Rego Terram: Level 19
Base 3: Move metal in in a very unnatural way
Target: Touch +1
Duration: Diameter +1
Target: Individual +0
Affects Metal: +2
6 uses per day: +4

The thought is that the blade would give +4 to +6 in defence value.

Would a sword like this need Penetration as the effect is only affecting the wielder

Personally, I'd either

  1. Give it a +3 to parry
    or
  2. Let it automatically parry 1 attack per round. No further bonus.

If the blade is enchanted, I believe so. If only the handle is enchanted...
I hate that loophole, but no, then penetration wouldn't be needed. I think.

This would require the wielder's blade touching the attacker's blade to work at Touch range. Diameter duration is probably less than desirable in this context, because the effect continues to act on the blade. Unless that's the intent, that for two minutes after the blades touch, the opponent's blade is unwieldy giving the defense bonus?

Magi of Hermes has Wizard's Parry which allows a full outright parry of the incoming blade as a fast cast defense. While I don't think the spell as presented (has R:Touch) works as intentded, changing it to voice only adds a magnitude. An effect that does that is as follows:
Wizard's Parry (item effect) 25
The effect allows the wielder to parry any single incoming attack that he is aware of.
Base 2: Move dirt in a slightly unnatural way
R:Voice, D:Momentary, T:Ind, +2 Metal
+10 Frequency Unlimited, +5 Fast Trigger

I'm not a fan of the spell Wizard's Parry, but it is canon. I would probably require a Base 3, +2 metal to outright do a full parry (your presentation), and use Base 2 (Wizard's Parry) to provide the defensive bonus. After all, you're just moving the blade a little bit so that the defender actually misses.

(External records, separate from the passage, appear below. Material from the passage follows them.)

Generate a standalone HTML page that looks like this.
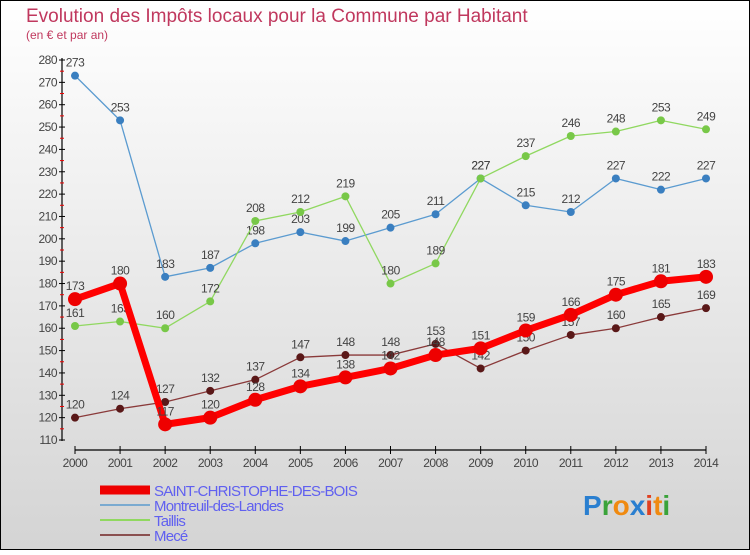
<!DOCTYPE html>
<html><head><meta charset="utf-8"><style>
html,body{margin:0;padding:0}
body{width:750px;height:550px;overflow:hidden;font-family:"Liberation Sans",sans-serif}
</style></head><body>
<svg id="chart" width="750" height="550" xmlns="http://www.w3.org/2000/svg">
<defs><linearGradient id="bg" x1="0" y1="0" x2="0" y2="1"><stop offset="0" stop-color="#ffffff"/><stop offset="1" stop-color="#d4d4d4"/></linearGradient></defs>
<rect x="0.5" y="0.5" width="749" height="549" fill="url(#bg)" stroke="#000"/>
<text x="26" y="22" font-size="19" fill="#c0385e">Evolution des Impôts locaux pour la Commune par Habitant</text>
<text x="26" y="39" font-size="12" fill="#c0385e">(en € et par an)</text>
<g id="axes"></g><g id="series"></g><g id="legend"></g>
<text x="583" y="515" font-size="28" font-weight="bold"><tspan fill="#2a7fd0">P</tspan><tspan fill="#3aa33a">r</tspan><tspan fill="#f08a10">o</tspan><tspan fill="#2a7fd0">x</tspan><tspan fill="#e04020">i</tspan><tspan fill="#f08a10">t</tspan><tspan fill="#3aa33a">i</tspan></text>
</svg>
<script>
const years=[2000,2001,2002,2003,2004,2005,2006,2007,2008,2009,2010,2011,2012,2013,2014];
const yTicks=[110,120,130,140,150,160,170,180,190,200,210,220,230,240,250,260,270,280];
const scb=[173,180,117,120,128,134,138,142,148,151,159,166,175,181,183];
const montreuil=[273,253,183,187,198,203,199,205,211,227,215,212,227,222,227];
const taillis=[161,163,160,172,208,212,219,180,189,227,237,246,248,253,249];
const mece=[120,124,127,132,137,147,148,148,153,142,150,157,160,165,169];
const NS="http://www.w3.org/2000/svg";
const xS=i=>75+i*(706-75)/14;
const yS=v=>440-(v-110)*(380/170);
function mk(tag,attrs,parent){const e=document.createElementNS(NS,tag);for(const k in attrs)e.setAttribute(k,attrs[k]);parent.appendChild(e);return e;}
const axes=document.getElementById('axes');
let a=mk('line',{x1:62,y1:58,x2:62,y2:441,stroke:'#000','stroke-width':1.2},axes);


let b=mk('line',{x1:75,y1:450,x2:706,y2:450,stroke:'#000','stroke-width':1.2},axes);


yTicks.forEach(v=>{
  mk('line',{x1:59,y1:yS(v),x2:65,y2:yS(v),stroke:'#000'},axes);
  if(v<280) mk('line',{x1:60,y1:yS(v+5),x2:64,y2:yS(v+5),stroke:'#e00'},axes);
  const t=mk('text',{x:57,y:yS(v)+4,'font-size':12,'text-anchor':'end',fill:'#444','letter-spacing':'-0.5'},axes);
  t.textContent=v;
  
  
});
years.forEach((y,i)=>{
  mk('line',{x1:xS(i),y1:446,x2:xS(i),y2:454,stroke:'#000'},axes);
  const t=mk('text',{x:xS(i),y:467,'font-size':12,'text-anchor':'middle',fill:'#444','letter-spacing':'-0.5'},axes);
  t.textContent=y;
  
  
});
const S=document.getElementById('series');
function draw(data,color,w,r,name,dot){
  const g=mk('g',{},S);
  
  
  mk('polyline',{points:data.map((v,i)=>xS(i)+','+yS(v)).join(' '),fill:'none',stroke:color,'stroke-width':w,'stroke-linejoin':'round'},g);
  data.forEach((v,i)=>{
    const c=mk('circle',{cx:xS(i),cy:yS(v),r:r,fill:dot},g);
    
    
    const t=mk('text',{x:xS(i),y:yS(v)-9,'font-size':12,'text-anchor':'middle',fill:'#444','letter-spacing':'-0.5'},g);
    t.textContent=v;
    
    
  });
}
draw(montreuil,'#5b9bd0',1.3,4,'montreuil-series','#3a7fc0');
draw(taillis,'#90d860',1.3,4,'taillis-series','#78c848');
draw(mece,'#8a3a3a',1.3,4,'mece-series','#5a1818');
draw(scb,'#ff0000',7,7,'saint-christophe-series','#ee0000');
const L=document.getElementById('legend');
const leg=[['SAINT-CHRISTOPHE-DES-BOIS','#ee0000',9],['Montreuil-des-Landes','#7aaad0',2],['Taillis','#90d860',2],['Mecé','#8a5050',2]];
leg.forEach((l,i)=>{
  const y=494+i*15;
  const g=mk('g',{},L);
  
  
  mk('line',{x1:100,y1:y-4,x2:150,y2:y-4,stroke:l[1],'stroke-width':l[2]},g);
  const t=mk('text',{x:154,y:y+2,'font-size':15,fill:'#6060f0','letter-spacing':'-0.8'},g);
  t.textContent=l[0];
});
</script>
</body></html>
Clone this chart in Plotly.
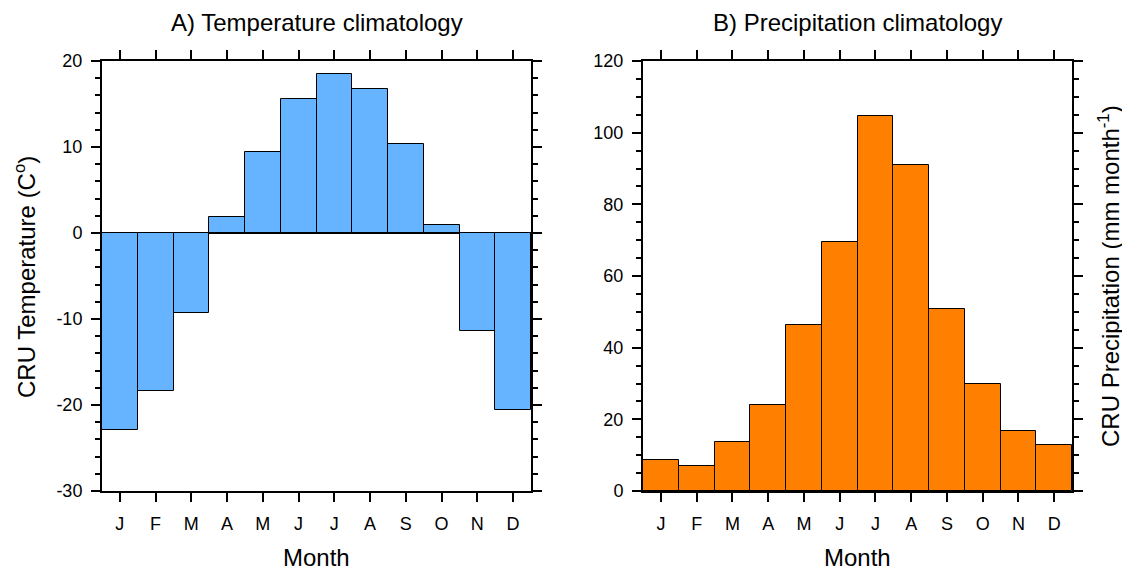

I don't see how it affects the wielder; it affects the sword, moving it. I see Rego spells in general as controlling specific movements (or changes), whereas this one requires case-specific control over the blade's motion, something that I would associate with maintaining control (Concentration) over the spell. So I would change the Duration to Concentration; I'd lower the Range to Personal, as it affects the item itself; and I'd peg the bonus as +3. The problem with using this Power will then be that it requires Concentration checks. Alternatively, I'd allow an Intellego Terram effect at range (Voice for "whistling" sword?) to detect incoming attacks, with a connected Rego Terram effect to deflect them to add up to a +6 bonus; but then, this would not be lesser enchanted device.

As for the MR, however - I reckon only effects active on the item are resisted. So if the item affects the wielder, as you say, then the effect needs to penetrate his MR to affect him. If the item affects the sword, then while this affect is on the effect's Penetration must penetrate through any opponent's MR for the sword to strike him.

If you adopt a house rule on MR, both of these may be waived, but as noted above this is problematic. A variant for your consideration is "MR strips magic" - the sword, if it hits, uses its basic stats plus any stat-changes or extra damage due to effects the do penetrate, but not of those that don't penetrate.